Covering Harsh Words with Love
Few things are as unique to the human experience as putting your foot in your mouth. Sometimes we do it unintentionally, carelessly. Other times, we lash out aiming to do the most amount of damage as is verbally possible. We all have the tendency and the propensity to do it, especially when not leaning on the Holy Spirit to temper our emotions.
And yes, I am also speaking to myself.
The Toll Gossip Takes
“Don’t be a yente.”
That’s how my mother would scold me when I was a child and being meddlesome or a busybody. It was always a funny word that made me giggle, but the rebuke was there even if it was made in jest. ‘Yente’ is a yiddish word for a gossiper, which from what I can tell, became a more popular term from the play Fiddler on the Roof, the actual name of the matchmaker in the show that arranges the marriages for their small, Jewish village in Ukraine.
This should give you a better picture if you’re unfamiliar with the term: a yente is a meddling gossip, a known busybody, or a tale-bearer. She always has a story and always has the latest word on who’s who and what’s what.
Guarding Our Heart to Tame Our Tongue
If you put the ingredients together for a pie and put them in the oven, you won’t end up with a roast chicken.

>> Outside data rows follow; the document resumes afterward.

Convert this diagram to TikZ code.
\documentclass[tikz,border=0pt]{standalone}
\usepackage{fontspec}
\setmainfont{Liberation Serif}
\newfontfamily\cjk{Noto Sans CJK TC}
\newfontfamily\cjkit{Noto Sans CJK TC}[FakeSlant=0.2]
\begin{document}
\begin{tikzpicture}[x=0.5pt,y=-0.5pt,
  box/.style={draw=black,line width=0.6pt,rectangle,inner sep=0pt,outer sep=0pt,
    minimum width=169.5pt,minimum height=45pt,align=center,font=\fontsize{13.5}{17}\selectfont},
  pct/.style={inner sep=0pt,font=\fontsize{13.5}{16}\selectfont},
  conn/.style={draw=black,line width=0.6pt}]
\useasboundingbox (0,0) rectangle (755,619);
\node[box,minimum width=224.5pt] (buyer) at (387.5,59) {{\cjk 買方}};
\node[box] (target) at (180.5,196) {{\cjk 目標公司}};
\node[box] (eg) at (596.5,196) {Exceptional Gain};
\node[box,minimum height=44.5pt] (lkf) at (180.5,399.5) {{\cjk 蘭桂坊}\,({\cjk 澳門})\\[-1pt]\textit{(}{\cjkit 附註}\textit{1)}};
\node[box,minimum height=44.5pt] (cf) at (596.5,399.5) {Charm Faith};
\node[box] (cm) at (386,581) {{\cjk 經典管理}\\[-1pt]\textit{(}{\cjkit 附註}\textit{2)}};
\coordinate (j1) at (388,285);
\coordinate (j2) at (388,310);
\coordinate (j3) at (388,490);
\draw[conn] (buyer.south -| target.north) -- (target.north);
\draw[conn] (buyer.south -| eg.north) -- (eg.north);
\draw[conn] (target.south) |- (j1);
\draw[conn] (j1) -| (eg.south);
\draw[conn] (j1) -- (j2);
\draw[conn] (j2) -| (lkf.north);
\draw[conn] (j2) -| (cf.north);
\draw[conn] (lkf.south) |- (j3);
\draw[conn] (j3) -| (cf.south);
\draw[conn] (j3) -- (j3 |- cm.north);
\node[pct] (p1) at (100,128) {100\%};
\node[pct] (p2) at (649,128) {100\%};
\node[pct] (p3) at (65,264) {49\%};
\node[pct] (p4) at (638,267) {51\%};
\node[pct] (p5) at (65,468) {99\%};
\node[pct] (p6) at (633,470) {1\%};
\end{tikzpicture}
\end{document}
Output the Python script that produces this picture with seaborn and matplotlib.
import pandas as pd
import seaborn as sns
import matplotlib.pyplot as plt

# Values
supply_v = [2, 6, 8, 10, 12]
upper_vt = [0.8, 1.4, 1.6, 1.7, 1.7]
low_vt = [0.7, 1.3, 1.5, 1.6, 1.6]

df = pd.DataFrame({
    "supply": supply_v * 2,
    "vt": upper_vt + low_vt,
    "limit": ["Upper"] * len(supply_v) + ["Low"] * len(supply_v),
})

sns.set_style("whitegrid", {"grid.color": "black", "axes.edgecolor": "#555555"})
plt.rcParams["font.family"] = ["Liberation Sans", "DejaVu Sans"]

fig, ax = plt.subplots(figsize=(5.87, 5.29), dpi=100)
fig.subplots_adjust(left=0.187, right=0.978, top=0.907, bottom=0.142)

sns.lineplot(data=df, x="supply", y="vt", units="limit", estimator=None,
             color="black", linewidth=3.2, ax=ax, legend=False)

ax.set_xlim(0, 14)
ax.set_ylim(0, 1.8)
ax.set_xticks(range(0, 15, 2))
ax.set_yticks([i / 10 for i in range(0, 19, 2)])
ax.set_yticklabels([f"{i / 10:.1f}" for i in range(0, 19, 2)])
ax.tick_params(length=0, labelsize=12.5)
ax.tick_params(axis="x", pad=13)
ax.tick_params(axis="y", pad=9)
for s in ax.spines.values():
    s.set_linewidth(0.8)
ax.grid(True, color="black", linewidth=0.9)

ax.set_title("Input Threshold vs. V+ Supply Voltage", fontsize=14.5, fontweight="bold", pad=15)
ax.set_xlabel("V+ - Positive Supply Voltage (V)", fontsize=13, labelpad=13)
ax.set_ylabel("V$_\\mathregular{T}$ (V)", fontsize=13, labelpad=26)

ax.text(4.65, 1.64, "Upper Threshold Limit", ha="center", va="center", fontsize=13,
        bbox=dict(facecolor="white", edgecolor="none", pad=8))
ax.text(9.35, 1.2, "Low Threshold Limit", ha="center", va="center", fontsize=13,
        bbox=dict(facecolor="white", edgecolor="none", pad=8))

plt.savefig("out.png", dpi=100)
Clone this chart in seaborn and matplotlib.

If you throw together a batch of cookies, you won’t ever take out and serve a 3 layer cake out of the same ingredients.
What you put in is what you get coming out. This is a foundational idea in the Bible: what you take into your heart is what will end up coming out of you– in word, in deed, and in the fruit of your life.
Learning To Control Our Words
2020 has been a major year for me in learning to tame my tongue. It started earlier this year when my manager at work started calling me out for speaking harshly on the phone. And maybe I knew it was true, but I didn’t realize how deep my problem ran. I mean, everyone does it at one time or another. I always had an excuse.